Summary:	When performing a rolling deployment of a large container on Online us-east-1, some router instances don't include endpoints
Product:	OpenShift Online	Reporter:	Clayton Coleman <ccoleman>
Component:	Routing	Assignee:	Ben Bennett <bbennett>
Status:	CLOSED DUPLICATE	QA Contact:	zhaozhanqi <zzhao>
Severity:	high	Docs Contact:
Priority:	unspecified
Version:	3.x	CC:	aos-bugs, xtian
Target Milestone:	---	Keywords:	OnlineStarter
Target Release:	---
Hardware:	Unspecified
OS:	Unspecified
Whiteboard:
Fixed In Version:		Doc Type:	If docs needed, set a value
Doc Text:		Story Points:	---
Clone Of:		Environment:
Last Closed:	2017-08-31 17:33:20 UTC	Type:	Bug
Regression:	---	Mount Type:	---
Documentation:	---	CRM:
Verified Versions:		Category:	---
oVirt Team:	---	RHEL 7.3 requirements from Atomic Host:
Cloudforms Team:	---	Target Upstream Version:
Embargoed:

Description Clayton Coleman 2017-07-17 19:16:32 UTC

We have a prometheus instance in us-east-1 that, when updated, takes 20minutes to 3hours for each router instance to start including it again.  The endpoints are in place for the service (the new pod IP is in endpoints), but only some of the routers show up.

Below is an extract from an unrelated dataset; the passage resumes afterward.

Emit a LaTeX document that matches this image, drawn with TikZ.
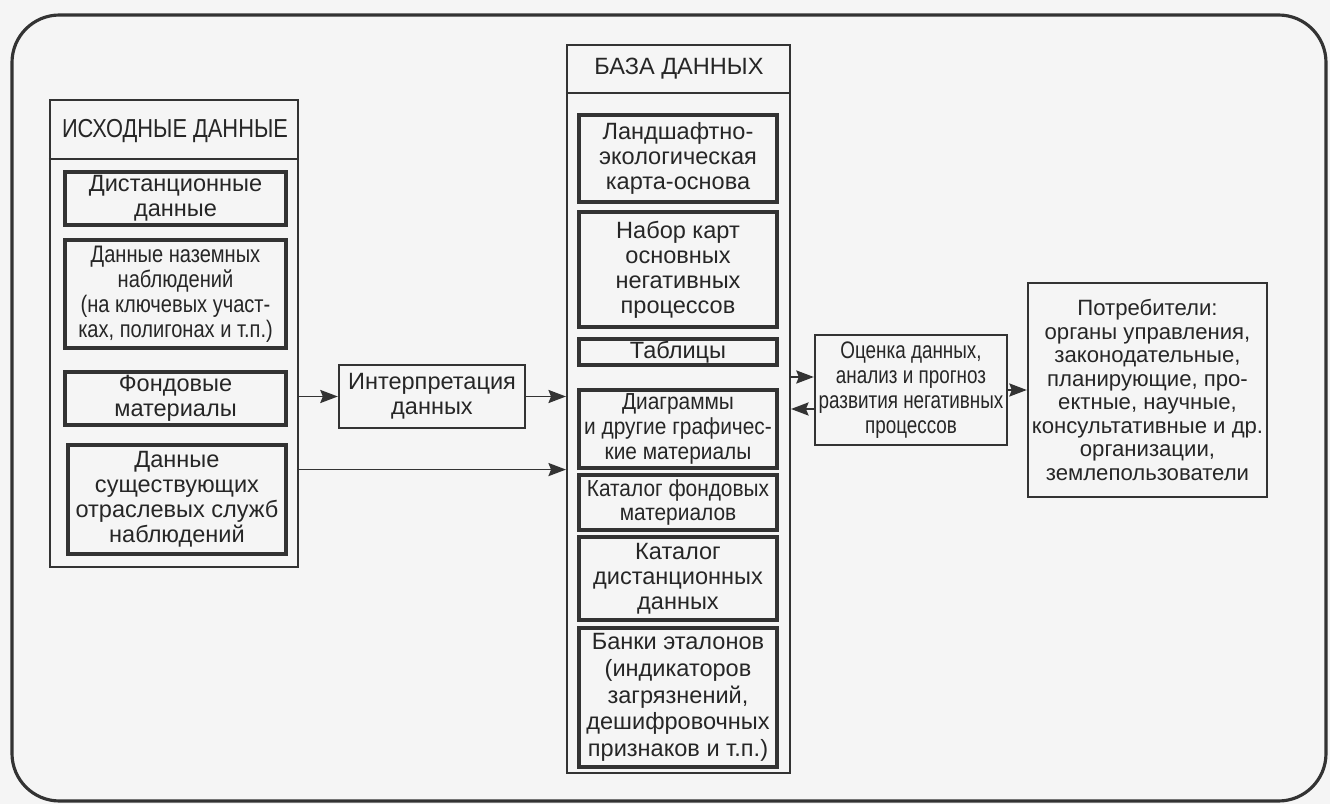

Project openshift-devops-monitor route prometheus

Comment 1 Clayton Coleman 2017-07-17 19:17:06 UTC

Only some of the router instances return the app - the others return a 503 for a very long time.  This is 3.6.126/8

Comment 2 Ben Bennett 2017-07-28 19:17:47 UTC

Please see the comment at https://bugzilla.redhat.com/show_bug.cgi?id=1471899#c2 for a way to tune things to work around this problem for the short term.

Comment 3 Ben Bennett 2017-08-31 17:33:20 UTC


*** This bug has been marked as a duplicate of bug 1471899 ***